Yazılar

21 Oca 2013

Lojman Bahçelerinin Gri Kamelyaları

Kış saatine geçmişiz malum saat 4'de hava kararıyor. Müdür bey de işten dönmüş evine koşmakta. Beyefendi yağan kar yüzünden öğlen eve gelememiş acıkmış. Hanımefendi de soğuk yüzünden oğluna kıyamamış, öğlen yemek gönderememiş müdür beye. Bir mahcup, bir mahcup ki ne siz sorun ne de komşu hanıma, müfettiş beyin eşine ben söyleyeyim. Benden duymuş olmayın sakın, kendisi çok dedikoducudur. Milletin arkasından konuştuklarını bi' anlatsam, nah şu koca lojman yıkılır.

Çocuklar yine bahçeye dadanmış. Hayır, zaten çok düzenli bahçemiz yok, bir de olanı dağıtıveriyorlar. Baş Dispeçer'i yapmayacaktık yönetici. Ne diye yaptık ki o sümsük herifi. İşte bile görevini tam olarak yapamazmış. Trenlerle, diğer istasyonlarla konuşurken utanır, sıkılırmış. Dedim ben çok dedim de dinletemedim. Bahçenin hali nicedir, önceden altında nice güzel sohbetler ettiğimiz kamelyamızın hali nicedir hiç umurunda değil adamın.

Şu bahçede bizim oğlanın sünnetini hatırladım bi an. Ne de güzel gündü. O zaman sabahlara kadar çalgılı, çengili, sohbetli, çilingir sofralı eğlenceler yapardık. Çocuklar arka bahçede "seyirlik tiyatro geceleri" yapardı. Hey gidi 80'ler. Şu yapraksız ağaçlar, şu tepesi çürümüş gri kamelyalar dile gelse de şu döndürülemez dönüşümü ve öncesini anlatabilse. O zaman küçücük bir fidandı balkonumuzun altındaki çam. Küçüktü ama yemyeşildi. Şimdi kocaman oldu ve kamelyanın sadece yarısını görebiliyoruz balkondan. Müdür bey'den, Dispeçer'den, müfettiş bey'in dedikoducu karısından nereden geldim buralara bilmiyorum. Ama zaten her şey onların gelmesiyle başlamıştı ya.

İki bloku var lojmanımızın. Müdür Bey'in de kaldığı diğer blokta da var bir kamelya.

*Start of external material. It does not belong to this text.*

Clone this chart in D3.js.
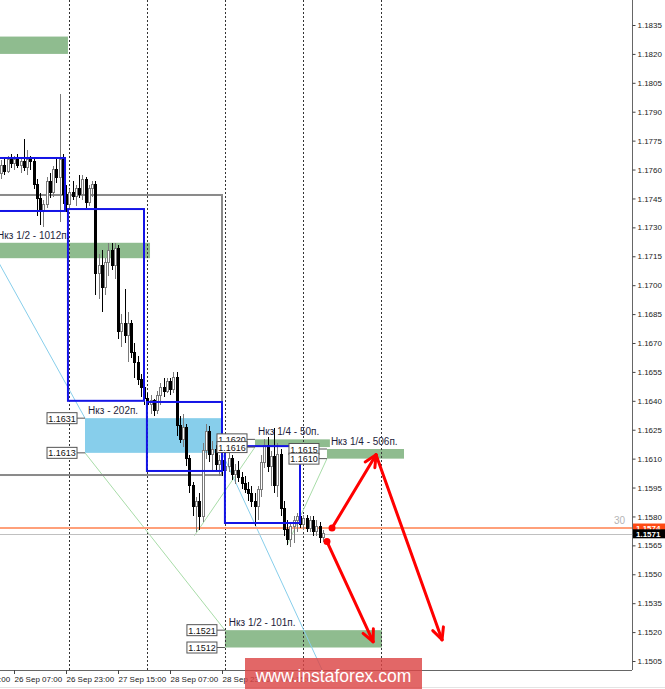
<!DOCTYPE html>
<html><head><meta charset="utf-8">
<script src="https://cdn.jsdelivr.net/npm/d3@7"></script>
<style>body{margin:0;background:#fff;overflow:hidden}svg{display:block}</style>
</head><body>
<svg id="c" width="665" height="689"></svg>
<script>
// ---- DATA (H1 candles, bar index 0 = 26 Sep 03:00) ----
const opens  = [1.1758,1.1762,1.1759,1.1765,1.1763,1.1765,1.1762,1.1764,1.1761,1.1765,
                1.1764,1.1752,1.1745,1.1738,1.1742,1.1754,1.1748,1.1760,1.1756,1.1765,
                1.1747,1.1742,1.1748,1.1746,1.1750,1.1747,1.1755,1.1743,1.1750,1.1752,
                1.1706,1.1710,1.1699,1.1712,1.1718,1.1710,1.1719,1.1676,1.1680,1.1674,
                1.1680,1.1665,1.1660,1.1651,1.1647,1.1641,1.1638,1.1640,1.1635,1.1643,
                1.1647,1.1645,1.1650,1.1646,1.1652,1.1627,1.1620,1.1626,1.1610,1.1596,
                1.1585,1.1588,1.1580,1.1614,1.1624,1.1612,1.1615,1.1607,1.1609,1.1604,
                1.1606,1.1610,1.1602,1.1604,1.1600,1.1597,1.1594,1.1592,1.1588,1.1585,
                1.1594,1.1608,1.1617,1.1606,1.1611,1.1596,1.1612,1.1584,1.1573,1.1568,
                1.1575,1.1578,1.1580,1.1576,1.1579,1.1574,1.1578,1.1572,1.1575,1.1569];
const highs  = [1.1765,1.1766,1.1767,1.1768,1.1767,1.1768,1.1766,1.1776,1.1770,1.1767,
                1.1766,1.1755,1.1748,1.1744,1.1756,1.1758,1.1762,1.1766,1.1799,1.1768,
                1.1752,1.1750,1.1754,1.1752,1.1757,1.1757,1.1756,1.1752,1.1754,1.1754,
                1.1716,1.1718,1.1714,1.1722,1.1722,1.1722,1.1721,1.1685,1.1698,1.1686,
                1.1682,1.1670,1.1663,1.1654,1.1650,1.1644,1.1643,1.1641,1.1645,1.1649,
                1.1652,1.1652,1.1652,1.1655,1.1655,1.1632,1.1633,1.1628,1.1612,1.1598,
                1.1590,1.1592,1.1618,1.1628,1.1627,1.1619,1.1617,1.1612,1.1613,1.1612,
                1.1613,1.1612,1.1607,1.1609,1.1603,1.1601,1.1598,1.1596,1.1592,1.1596,
                1.1612,1.1620,1.1621,1.1614,1.1626,1.1618,1.1615,1.1588,1.1578,1.1577,
                1.1580,1.1582,1.1584,1.1581,1.1581,1.1580,1.1580,1.1578,1.1577,1.1573];
const lows   = [1.1755,1.1757,1.1758,1.1761,1.1760,1.1761,1.1758,1.1759,1.1757,1.1760,
                1.1750,1.1736,1.1731,1.1730,1.1740,1.1745,1.1746,1.1753,1.1733,1.1742,
                1.1738,1.1739,1.1744,1.1741,1.1745,1.1744,1.1740,1.1741,1.1746,1.1695,
                1.1693,1.1686,1.1695,1.1705,1.1708,1.1703,1.1672,1.1668,1.1670,1.1660,
                1.1662,1.1652,1.1648,1.1642,1.1638,1.1636,1.1633,1.1632,1.1633,1.1638,
                1.1642,1.1644,1.1643,1.1644,1.1622,1.1618,1.1616,1.1606,1.1592,1.1580,
                1.1572,1.1573,1.1577,1.1610,1.1608,1.1604,1.1603,1.1601,1.1601,1.1600,
                1.1603,1.1599,1.1597,1.1598,1.1594,1.1592,1.1588,1.1585,1.1575,1.1578,
                1.1590,1.1605,1.1603,1.1596,1.1592,1.1590,1.1580,1.1570,1.1565,1.1564,
                1.1566,1.1572,1.1574,1.1573,1.1572,1.1572,1.1570,1.1570,1.1566,1.1567];
const closes = [1.1762,1.1759,1.1765,1.1763,1.1765,1.1762,1.1764,1.1761,1.1765,1.1764,
                1.1752,1.1745,1.1738,1.1742,1.1754,1.1748,1.1760,1.1756,1.1765,1.1747,
                1.1742,1.1748,1.1746,1.1750,1.1747,1.1755,1.1743,1.1750,1.1752,1.1706,
                1.1710,1.1699,1.1712,1.1718,1.1710,1.1719,1.1676,1.1680,1.1674,1.1680,
                1.1665,1.1660,1.1651,1.1647,1.1641,1.1638,1.1640,1.1635,1.1643,1.1647,
                1.1645,1.1650,1.1646,1.1652,1.1627,1.1620,1.1626,1.1610,1.1596,1.1585,
                1.1588,1.1580,1.1614,1.1624,1.1612,1.1615,1.1607,1.1609,1.1604,1.1606,
                1.1610,1.1602,1.1604,1.1600,1.1597,1.1594,1.1592,1.1588,1.1585,1.1594,
                1.1608,1.1617,1.1606,1.1611,1.1596,1.1612,1.1584,1.1573,1.1568,1.1575,
                1.1578,1.1580,1.1576,1.1579,1.1574,1.1578,1.1572,1.1575,1.1569,1.1571];

const priceTicks = [1.1835,1.1820,1.1805,1.1790,1.1775,1.1760,1.1745,1.1730,1.1715,1.1700,1.1685,1.1670,
                    1.1655,1.1640,1.1625,1.1610,1.1595,1.1580,1.1565,1.1550,1.1535,1.1520,1.1505];
const timeLabels    = ["25 Sep 15:00","26 Sep 07:00","26 Sep 23:00","27 Sep 15:00","28 Sep 07:00","28 Sep 23:00","1 Oct 15:00"];
const timeLabelBars = [-12, 4, 20, 36, 52, 68, 84];
const daySeparatorBars = [21, 45, 69, 93, 117];

// daily range boxes [startBar, endBar, high, low]
const blueBoxes = [[-3, 19.7, 1.1766, 1.17385],[20.6, 44, 1.17395, 1.1640],[44.9, 68, 1.16394, 1.16036],[68.9, 92, 1.16165, 1.15766]];
const grayBox = [-6, 68, 1.17468, 1.16015];

// zones [startBar, endBar, top, bottom, colorKey, label, labelBar, showPriceTags]
const zoneStart  = [-6, -6, 25.85, 78.15, 100.3, 68.9];
const zoneEnd    = [20.6, 45.85, 68, 101.2, 124, 117.2];
const zoneTop    = [1.1829, 1.1722, 1.1631, 1.1620, 1.1615, 1.1521];
const zoneBottom = [1.1820, 1.1714, 1.1613, 1.1616, 1.1610, 1.1512];
const zoneColor  = ["green","green","blue","green","green","green"];
const zoneLabel  = ["", "Нкз 1/2 - 1012п.", "Нкз - 202п.", "Нкз 1/4 - 50п.", "Нкз 1/4 - 506п.", "Нкз 1/2 - 101п."];
const zoneLabelBar = [0, -1.2, 26.8, 79.1, 101.5, 70.1];
const zoneTags   = [false, false, true, true, true, true];

// thin trend lines [bar1, price1, bar2, price2, color]
const trendLines = [[-9.5, 1.17385, 25.85, 1.1631, "lb"],[68, 1.1613, 100, 1.1496, "lb"],
                    [25.85, 1.1613, 68.9, 1.1521, "lg"],[59.5, 1.1570, 78.15, 1.1616, "lg"],
                    [88, 1.1565, 100.3, 1.1610, "lg"]];

// forecast arrows
const arrowFrom = [[101.85, 1.1574],[115.4, 1.1612],[100.3, 1.1567]];
const arrowTo   = [[115.4, 1.1612],[135.7, 1.1516],[114.5, 1.1515]];
const arrowDots = [[101.85, 1.1574],[100.3, 1.1567]];

const askPrice = 1.1574, bidPrice = 1.1571;

// ---- DRAW ----
const W = 665, H = 689, plotR = 632, plotB = 670;
const svg = d3.select("#c");
const x = d3.scaleLinear().domain([0, 100]).range([1, 326]);
const y = d3.scaleLinear().domain([1.1505, 1.1835]).range([661, 25]);
const font = "'Liberation Sans', Arial, sans-serif";

svg.append("rect").attr("width", W).attr("height", H).attr("fill", "#fff");
svg.append("defs").append("clipPath").attr("id","plot").append("rect")
  .attr("x",0).attr("y",0).attr("width",plotR).attr("height",plotB);
const g = svg.append("g").attr("clip-path","url(#plot)");

const colors = {green:"#8fbc8f", blue:"#87ceeb", lb:"#87ceeb", lg:"#a8dca8"};

// zones
zoneStart.forEach((s,k)=>{
  g.append("rect").attr("x", x(s)).attr("y", y(zoneTop[k]))
    .attr("width", x(zoneEnd[k]) - x(s)).attr("height", y(zoneBottom[k]) - y(zoneTop[k]))
    .attr("fill", colors[zoneColor[k]]);
});

// day separators
daySeparatorBars.forEach(b=>{
  g.append("line").attr("x1", Math.round(x(b))+0.5).attr("x2", Math.round(x(b))+0.5)
    .attr("y1",0).attr("y2",plotB).attr("stroke","#333").attr("stroke-dasharray","2,2").attr("stroke-width",1);
});

// thin trend lines
trendLines.forEach(t=>{
  g.append("line").attr("x1",x(t[0])).attr("y1",y(t[1])).attr("x2",x(t[2])).attr("y2",y(t[3]))
    .attr("stroke", colors[t[4]]).attr("stroke-width",1);
});

// gray box
g.append("rect").attr("x", x(grayBox[0])).attr("y", y(grayBox[2]))
  .attr("width", x(grayBox[1]) - x(grayBox[0])).attr("height", y(grayBox[3]) - y(grayBox[2]))
  .attr("fill","none").attr("stroke","#8a8a8a").attr("stroke-width",2);

// price lines
g.append("line").attr("x1",0).attr("x2",plotR).attr("y1",y(askPrice)).attr("y2",y(askPrice))
  .attr("stroke","#ffa07a").attr("stroke-width",2);
g.append("line").attr("x1",0).attr("x2",plotR).attr("y1",Math.round(y(bidPrice))+0.5).attr("y2",Math.round(y(bidPrice))+0.5)
  .attr("stroke","#c0c0c0").attr("stroke-width",1);

// candles
const idx = d3.range(opens.length);
const cg = g.append("g").attr("shape-rendering","crispEdges");
idx.forEach(i=>{
  const bull = closes[i] >= opens[i];
  const cx = Math.round(x(i));
  cg.append("line").attr("x1",cx+0.5).attr("x2",cx+0.5).attr("y1",y(highs[i])).attr("y2",y(lows[i]))
    .attr("stroke", bull ? "#7a7a7a" : "#000").attr("stroke-width",1);
  const top = y(Math.max(opens[i],closes[i])), bot = y(Math.min(opens[i],closes[i]));
  cg.append("rect").attr("x", cx-0.5).attr("y", top).attr("width", 2).attr("height", Math.max(1, bot-top))
    .attr("fill", bull ? "#fff" : "#000").attr("stroke", bull ? "#7a7a7a" : "#000").attr("stroke-width",1);
});

// blue daily boxes
blueBoxes.forEach(b=>{
  g.append("rect").attr("x", x(b[0])).attr("y", y(b[2]))
    .attr("width", x(b[1]) - x(b[0])).attr("height", y(b[3]) - y(b[2]))
    .attr("fill","none").attr("stroke","#1414e6").attr("stroke-width",2);
});

// zone texts and price tags
zoneStart.forEach((s,k)=>{
  if (zoneLabel[k]) {
    g.append("text").attr("x", x(zoneLabelBar[k])).attr("y", y(zoneTop[k]) - 4)
      .attr("font-family", font).attr("font-size", 10).attr("fill","#1e1e3c").text(zoneLabel[k]);
  }
  if (zoneTags[k]) {
    const zx = x(s);
    [zoneTop[k], zoneBottom[k]].forEach(p=>{
      const py = y(p);
      g.append("line").attr("x1", zx-8).attr("x2", zx).attr("y1", py).attr("y2", py).attr("stroke","#555").attr("stroke-width",1);
      g.append("rect").attr("x", zx-38).attr("y", py-5.5).attr("width",30).attr("height",11)
        .attr("fill","#fff").attr("stroke","#555").attr("stroke-width",1);
      g.append("text").attr("x", zx-23).attr("y", py+3.5).attr("text-anchor","middle")
        .attr("font-family", font).attr("font-size", 9).attr("fill","#111").text(p.toFixed(4));
    });
  }
});

// red arrows
const ag = g.append("g");
arrowFrom.forEach((f,k)=>{
  const x1=x(f[0]), y1=y(f[1]), x2=x(arrowTo[k][0]), y2=y(arrowTo[k][1]);
  ag.append("line").attr("x1",x1).attr("y1",y1).attr("x2",x2).attr("y2",y2)
    .attr("stroke","#ff0000").attr("stroke-width",3).attr("stroke-linecap","round");
  const ang = Math.atan2(y2-y1, x2-x1), L = 13, spread = 0.45;
  [ang+Math.PI-spread, ang+Math.PI+spread].forEach(a=>{
    ag.append("line").attr("x1",x2).attr("y1",y2).attr("x2",x2+L*Math.cos(a)).attr("y2",y2+L*Math.sin(a))
      .attr("stroke","#ff0000").attr("stroke-width",3).attr("stroke-linecap","round");
  });
});
arrowDots.forEach(d=>{
  ag.append("circle").attr("cx",x(d[0])).attr("cy",y(d[1])).attr("r",3.5).attr("fill","#ff0000");
});

// "30" spread text
g.append("text").attr("x", 625).attr("y", y(askPrice)-4).attr("text-anchor","end")
  .attr("font-family", font).attr("font-size", 10).attr("fill","#b4b4b4").text("30");

// axes frame
svg.append("line").attr("x1",plotR+0.5).attr("x2",plotR+0.5).attr("y1",0).attr("y2",plotB)
  .attr("stroke","#666").attr("stroke-width",1);
svg.append("line").attr("x1",0).attr("x2",plotR).attr("y1",plotB+0.5).attr("y2",plotB+0.5)
  .attr("stroke","#666").attr("stroke-width",1);

// right price axis
const yAxis = d3.axisRight(y).tickValues(priceTicks).tickSize(3).tickPadding(2).tickFormat(d3.format(".4f"));
const ya = svg.append("g").attr("transform",`translate(${plotR+0.5},0)`).call(yAxis);
ya.select(".domain").remove();
ya.selectAll("text").attr("font-family", font).attr("font-size", 8).attr("fill","#222");
ya.selectAll("line").attr("stroke","#444");

// bid/ask tags
[[askPrice,"#ff4a14"],[bidPrice,"#000"]].forEach(a=>{
  const py = y(a[0]);
  svg.append("rect").attr("x", plotR+1).attr("y", py-4.5).attr("width", 33).attr("height", 9).attr("fill", a[1]);
  svg.append("text").attr("x", plotR+4).attr("y", py+3).attr("font-family", font).attr("font-size", 8)
    .attr("font-weight","bold").attr("fill","#fff").text(a[0].toFixed(4));
});

// bottom time axis
const xa = svg.append("g");
timeLabelBars.forEach((b,k)=>{
  const tx = Math.round(x(b))+0.5;
  xa.append("line").attr("x1",tx).attr("x2",tx).attr("y1",plotB).attr("y2",plotB+4).attr("stroke","#444");
  xa.append("text").attr("x", tx).attr("y", plotB+12).attr("font-family", font).attr("font-size", 8)
    .attr("fill","#222").text(timeLabels[k]);
});
svg.append("line").attr("x1",0).attr("x2",W).attr("y1",687.5).attr("y2",687.5).attr("stroke","#e4e4e4");

// watermark
svg.append("rect").attr("x",245).attr("y",658).attr("width",177).attr("height",31)
  .attr("fill","#dc4646").attr("opacity",0.82);
svg.append("text").attr("x",333.5).attr("y",682).attr("text-anchor","middle")
  .attr("font-family", font).attr("font-size", 17.5).attr("fill","#fff").text("www.instaforex.com");
</script>
</body></html>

Bir de iki blokun arasında iki bank var. Üzerinde belediye reklamlı olanlarından. Eskiden yazları, lojmanda okey partileri yapılırdı. A blokta kadınlar, B blokta erkekler ve arasındaki banklarda çocuklar... Kaybedenler de olurdu, tıpkı kazananlar gibi. Geceler 2 olurdu, 3 olurdu. Ve kaybedenler, kazananlara hastanenin karşısında tezgah açan "nöbetçi karpuzcu"dan karpuz alır gelirdi iddia niyetine. Herkes kazanmaya çalışırdı ve kaybeden bile kazanırdı. Tabi oyunun kazananı karpuzun göbeğini alırdı.

Gel zaman, git zaman dünya değişti, ülke değişti, şehir değişti, mahalle değişti ve tabi ki bizim lojman da değişti. Lojman başına düşen bal, badem, bıyık oranı her sene daha da arttı.

Müdür bey evine girmiş. Mutfağın ışı yanıyor, belli ki hemen yemeğe oturmuş. Salonun ışığı yanıyordu, söndü. Belli ki anasının soğuğa çıkarmaya kıyamadığı yavrusu da babasının yanında sofraya oturdu. Perdeye dev plazma televizyonun ışığı vurmakta.

Dispeçer bey bahçeye çıktı. Ampulu patlayan bahçe lambasının ampulünü değiştiriyor. Yöneticilikten anladığı bahçevan hizmeti muhteremin. Onu da beceremiyor.

Müfettiş bey de işten eve geldi. Merdivenden  botunun o klasik rap rap sesini duyuyorum. Yine 5 dakkada çözemiyor düğümlerini. Hanımı kapıyı açmış, evleri belli ki şu an soğumakta. Karısı car car konuşuyor.

Bizim ev mi? Bizim ev, sıcaklığı o özlediğim günlerden beri hiç değişmeyen güzelim, sıcak ev. Aynı, eskisi gibi aynı. Dünya değişti, ülke değişti, şehirimiz, mahallemiz değişti, lojmanımız değişti;  ama bizim ev hep aynı kaldı. Bahçe de aynı kaldı, altında sabahlara kadar oturduğumuz kamelyamız da...

Sadece giden renkleri oldu. Şimdi her şey gri burada.